WRITTEN INSTRUCTION
Take the lines from the top down to and including the one with "from matplotlib.patches import PathPatch" and repeat them exactly. Omit images.

*** RAW DATA ***

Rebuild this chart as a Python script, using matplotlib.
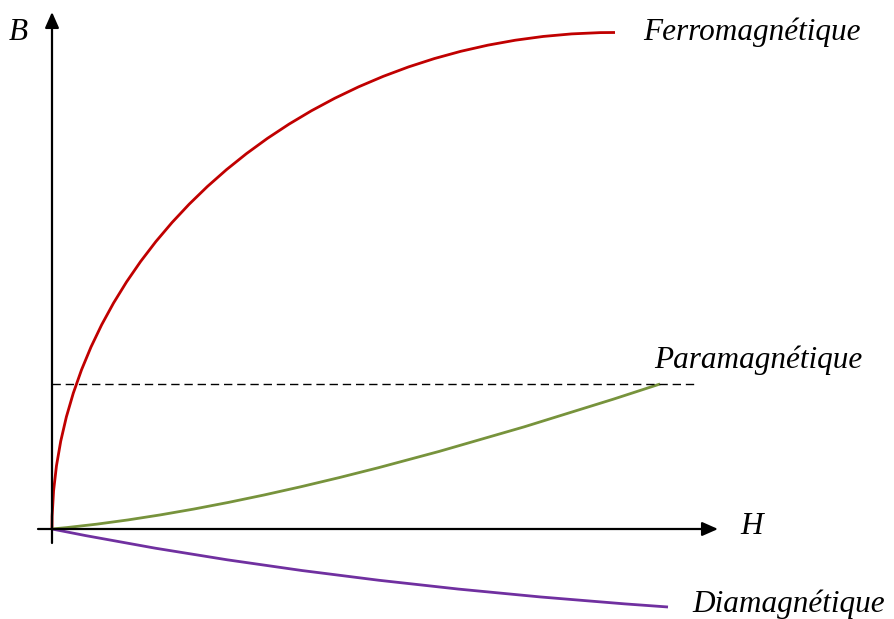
import numpy as np
import matplotlib.pyplot as plt
from matplotlib.path import Path
from matplotlib.patches import PathPatch

# curves read off the picture as Bezier anchor / control points (H, B)
# ferromagnetic: quarter-ellipse like rise to saturation
ferro_h = [0.0, 0.0, 2.52, 5.63]
ferro_b = [0.0, 2.74, 4.965, 4.965]
# paramagnetic: slow convex rise
para_h = [0.0, 2.32, 6.08]
para_b = [0.0, 0.21, 1.45]
# diamagnetic: small negative response
dia_h = [0.0, 2.68, 6.16]
dia_b = [0.0, -0.54, -0.78]

sat_level = 1.45
sat_end = 6.43

labels = ["Ferromagnétique", "Paramagnétique", "Diamagnétique"]

plt.rcParams['font.family'] = ['Liberation Serif', 'DejaVu Serif']

fig = plt.figure(figsize=(8.94, 6.19), dpi=100)
ax = fig.add_axes([0, 0, 1, 1])
ax.set_xlim(-0.52, 8.42)
ax.set_ylim(-0.90, 5.29)
ax.axis('off')

# axes with arrows
arrow = dict(arrowstyle='-|>,head_length=0.95,head_width=0.42',
             color='black', lw=1.6, shrinkA=0, shrinkB=0)
ax.annotate('', xy=(6.66, 0), xytext=(-0.14, 0), arrowprops=arrow)
ax.annotate('', xy=(0, 5.17), xytext=(0, -0.14), arrowprops=arrow)

ax.plot([0, sat_end], [sat_level, sat_level], color='black', lw=1.0,
        linestyle=(0, (6, 3.5)))


def curve(hs, bs, color):
    verts = list(zip(hs, bs))
    code = Path.CURVE4 if len(verts) == 4 else Path.CURVE3
    codes = [Path.MOVETO] + [code] * (len(verts) - 1)
    ax.add_patch(PathPatch(Path(verts, codes), facecolor='none',
                           edgecolor=color, lw=2.0, capstyle='butt'))


curve(ferro_h, ferro_b, '#C00000')
curve(para_h, para_b, '#77933C')
curve(dia_h, dia_b, '#7030A0')

style = dict(fontsize=22.5, style='italic', va='center', ha='left')
ax.text(5.91, 4.97, labels[0], **style)
ax.text(6.02, 1.69, labels[1], **style)
ax.text(6.40, -0.75, labels[2], **style)
ax.text(6.88, 0.03, 'H', **style)
ax.text(-0.43, 4.97, 'B', **style)

fig.savefig('out.png', dpi=100)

***

SOLVED PROBLEM
Rebuild this chart as a Python script, using matplotlib.
import numpy as np
import matplotlib.pyplot as plt
from matplotlib.path import Path
from matplotlib.patches import PathPatch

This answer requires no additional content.